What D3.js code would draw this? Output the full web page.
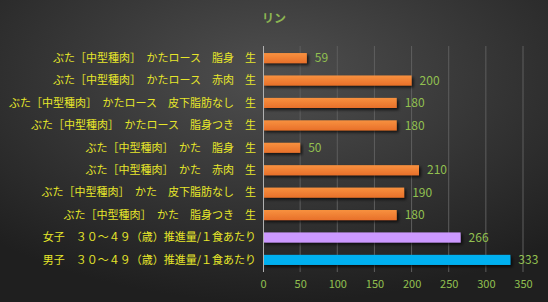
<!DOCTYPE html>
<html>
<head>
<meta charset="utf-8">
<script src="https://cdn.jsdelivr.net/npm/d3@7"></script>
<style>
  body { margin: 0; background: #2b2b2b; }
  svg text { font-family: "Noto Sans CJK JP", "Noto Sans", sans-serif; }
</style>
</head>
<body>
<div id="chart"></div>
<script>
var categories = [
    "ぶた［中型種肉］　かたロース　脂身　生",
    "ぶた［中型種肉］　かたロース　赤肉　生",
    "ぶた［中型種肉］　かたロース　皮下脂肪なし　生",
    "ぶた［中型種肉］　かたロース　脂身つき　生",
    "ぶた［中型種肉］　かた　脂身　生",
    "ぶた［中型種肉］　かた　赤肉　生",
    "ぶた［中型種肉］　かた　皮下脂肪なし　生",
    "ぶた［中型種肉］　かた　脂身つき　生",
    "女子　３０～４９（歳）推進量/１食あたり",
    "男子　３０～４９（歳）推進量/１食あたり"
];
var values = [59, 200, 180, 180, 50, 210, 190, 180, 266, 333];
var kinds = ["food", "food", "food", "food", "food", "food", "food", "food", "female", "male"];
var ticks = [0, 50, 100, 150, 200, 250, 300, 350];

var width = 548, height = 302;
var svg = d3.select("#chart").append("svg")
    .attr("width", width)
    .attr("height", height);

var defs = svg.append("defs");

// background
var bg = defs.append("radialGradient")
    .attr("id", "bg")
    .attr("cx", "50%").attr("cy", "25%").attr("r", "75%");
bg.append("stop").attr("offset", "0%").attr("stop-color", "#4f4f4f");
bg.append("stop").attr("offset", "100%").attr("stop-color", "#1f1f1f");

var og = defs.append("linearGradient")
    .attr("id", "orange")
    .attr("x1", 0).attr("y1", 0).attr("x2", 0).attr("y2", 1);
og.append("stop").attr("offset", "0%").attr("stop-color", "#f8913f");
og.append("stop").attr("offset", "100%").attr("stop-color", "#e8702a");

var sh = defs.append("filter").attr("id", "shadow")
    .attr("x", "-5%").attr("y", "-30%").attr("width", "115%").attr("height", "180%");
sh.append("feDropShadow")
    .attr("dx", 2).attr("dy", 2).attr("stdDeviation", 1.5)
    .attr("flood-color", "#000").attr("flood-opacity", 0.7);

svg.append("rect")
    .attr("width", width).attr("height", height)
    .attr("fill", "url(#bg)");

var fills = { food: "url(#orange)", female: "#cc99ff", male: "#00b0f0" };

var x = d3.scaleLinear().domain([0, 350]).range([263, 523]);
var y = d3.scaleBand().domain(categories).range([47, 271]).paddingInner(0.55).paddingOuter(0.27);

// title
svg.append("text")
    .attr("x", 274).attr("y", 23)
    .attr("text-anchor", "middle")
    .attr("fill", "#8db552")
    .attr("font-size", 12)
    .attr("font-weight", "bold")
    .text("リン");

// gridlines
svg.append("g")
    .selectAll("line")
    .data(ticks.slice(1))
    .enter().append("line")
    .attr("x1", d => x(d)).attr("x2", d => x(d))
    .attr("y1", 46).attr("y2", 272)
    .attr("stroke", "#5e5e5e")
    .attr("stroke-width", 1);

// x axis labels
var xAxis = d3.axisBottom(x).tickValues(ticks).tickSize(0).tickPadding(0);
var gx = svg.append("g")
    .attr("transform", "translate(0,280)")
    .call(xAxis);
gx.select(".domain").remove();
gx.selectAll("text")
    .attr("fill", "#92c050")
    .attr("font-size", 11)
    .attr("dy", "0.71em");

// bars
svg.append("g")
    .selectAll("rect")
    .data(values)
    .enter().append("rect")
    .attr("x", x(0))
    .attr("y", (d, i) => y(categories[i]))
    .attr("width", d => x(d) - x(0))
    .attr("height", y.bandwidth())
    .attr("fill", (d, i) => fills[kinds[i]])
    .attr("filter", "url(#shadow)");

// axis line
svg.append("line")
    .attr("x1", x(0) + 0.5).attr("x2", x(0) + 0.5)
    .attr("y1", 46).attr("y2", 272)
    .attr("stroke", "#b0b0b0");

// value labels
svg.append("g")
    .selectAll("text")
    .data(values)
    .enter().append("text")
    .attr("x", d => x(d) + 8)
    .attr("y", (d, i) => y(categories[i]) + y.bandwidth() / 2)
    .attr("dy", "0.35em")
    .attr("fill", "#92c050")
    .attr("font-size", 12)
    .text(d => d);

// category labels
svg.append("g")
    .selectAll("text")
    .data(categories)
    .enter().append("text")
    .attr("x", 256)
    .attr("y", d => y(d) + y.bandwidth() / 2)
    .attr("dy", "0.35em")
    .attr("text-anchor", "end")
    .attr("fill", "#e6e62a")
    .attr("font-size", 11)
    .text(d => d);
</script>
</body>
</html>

..............................

» **Set task**: Output the data above without changes, apart from leaving out the pictures.

» **The solution**:
What D3.js code would draw this? Output the full web page.
<!DOCTYPE html>
<html>
<head>
<meta charset="utf-8">
<script src="https://cdn.jsdelivr.net/npm/d3@7"></script>
<style>
  body { margin: 0; background: #2b2b2b; }
  svg text { font-family: "Noto Sans CJK JP", "Noto Sans", sans-serif; }
</style>
</head>
<body>
<div id="chart"></div>
<script>
var categories = [
    "ぶた［中型種肉］　かたロース　脂身　生",
    "ぶた［中型種肉］　かたロース　赤肉　生",
    "ぶた［中型種肉］　かたロース　皮下脂肪なし　生",
    "ぶた［中型種肉］　かたロース　脂身つき　生",
    "ぶた［中型種肉］　かた　脂身　生",
    "ぶた［中型種肉］　かた　赤肉　生",
    "ぶた［中型種肉］　かた　皮下脂肪なし　生",
    "ぶた［中型種肉］　かた　脂身つき　生",
    "女子　３０～４９（歳）推進量/１食あたり",
    "男子　３０～４９（歳）推進量/１食あたり"
];
var values = [59, 200, 180, 180, 50, 210, 190, 180, 266, 333];
var kinds = ["food", "food", "food", "food", "food", "food", "food", "food", "female", "male"];
var ticks = [0, 50, 100, 150, 200, 250, 300, 350];

var width = 548, height = 302;
var svg = d3.select("#chart").append("svg")
    .attr("width", width)
    .attr("height", height);

var defs = svg.append("defs");

// background
var bg = defs.append("radialGradient")
    .attr("id", "bg")
    .attr("cx", "50%").attr("cy", "25%").attr("r", "75%");
bg.append("stop").attr("offset", "0%").attr("stop-color", "#4f4f4f");
bg.append("stop").attr("offset", "100%").attr("stop-color", "#1f1f1f");

var og = defs.append("linearGradient")
    .attr("id", "orange")
    .attr("x1", 0).attr("y1", 0).attr("x2", 0).attr("y2", 1);
og.append("stop").attr("offset", "0%").attr("stop-color", "#f8913f");
og.append("stop").attr("offset", "100%").attr("stop-color", "#e8702a");

var sh = defs.append("filter").attr("id", "shadow")
    .attr("x", "-5%").attr("y", "-30%").attr("width", "115%").attr("height", "180%");
sh.append("feDropShadow")
    .attr("dx", 2).attr("dy", 2).attr("stdDeviation", 1.5)
    .attr("flood-color", "#000").attr("flood-opacity", 0.7);

svg.append("rect")
    .attr("width", width).attr("height", height)
    .attr("fill", "url(#bg)");

var fills = { food: "url(#orange)", female: "#cc99ff", male: "#00b0f0" };

var x = d3.scaleLinear().domain([0, 350]).range([263, 523]);
var y = d3.scaleBand().domain(categories).range([47, 271]).paddingInner(0.55).paddingOuter(0.27);

// title
svg.append("text")
    .attr("x", 274).attr("y", 23)
    .attr("text-anchor", "middle")
    .attr("fill", "#8db552")
    .attr("font-size", 12)
    .attr("font-weight", "bold")
    .text("リン");

// gridlines
svg.append("g")
    .selectAll("line")
    .data(ticks.slice(1))
    .enter().append("line")
    .attr("x1", d => x(d)).attr("x2", d => x(d))
    .attr("y1", 46).attr("y2", 272)
    .attr("stroke", "#5e5e5e")
    .attr("stroke-width", 1);

// x axis labels
var xAxis = d3.axisBottom(x).tickValues(ticks).tickSize(0).tickPadding(0);
var gx = svg.append("g")
    .attr("transform", "translate(0,280)")
    .call(xAxis);
gx.select(".domain").remove();
gx.selectAll("text")
    .attr("fill", "#92c050")
    .attr("font-size", 11)
    .attr("dy", "0.71em");

// bars
svg.append("g")
    .selectAll("rect")
    .data(values)
    .enter().append("rect")
    .attr("x", x(0))
    .attr("y", (d, i) => y(categories[i]))
    .attr("width", d => x(d) - x(0))
    .attr("height", y.bandwidth())
    .attr("fill", (d, i) => fills[kinds[i]])
    .attr("filter", "url(#shadow)");

// axis line
svg.append("line")
    .attr("x1", x(0) + 0.5).attr("x2", x(0) + 0.5)
    .attr("y1", 46).attr("y2", 272)
    .attr("stroke", "#b0b0b0");

// value labels
svg.append("g")
    .selectAll("text")
    .data(values)
    .enter().append("text")
    .attr("x", d => x(d) + 8)
    .attr("y", (d, i) => y(categories[i]) + y.bandwidth() / 2)
    .attr("dy", "0.35em")
    .attr("fill", "#92c050")
    .attr("font-size", 12)
    .text(d => d);

// category labels
svg.append("g")
    .selectAll("text")
    .data(categories)
    .enter().append("text")
    .attr("x", 256)
    .attr("y", d => y(d) + y.bandwidth() / 2)
    .attr("dy", "0.35em")
    .attr("text-anchor", "end")
    .attr("fill", "#e6e62a")
    .attr("font-size", 11)
    .text(d => d);
</script>
</body>
</html>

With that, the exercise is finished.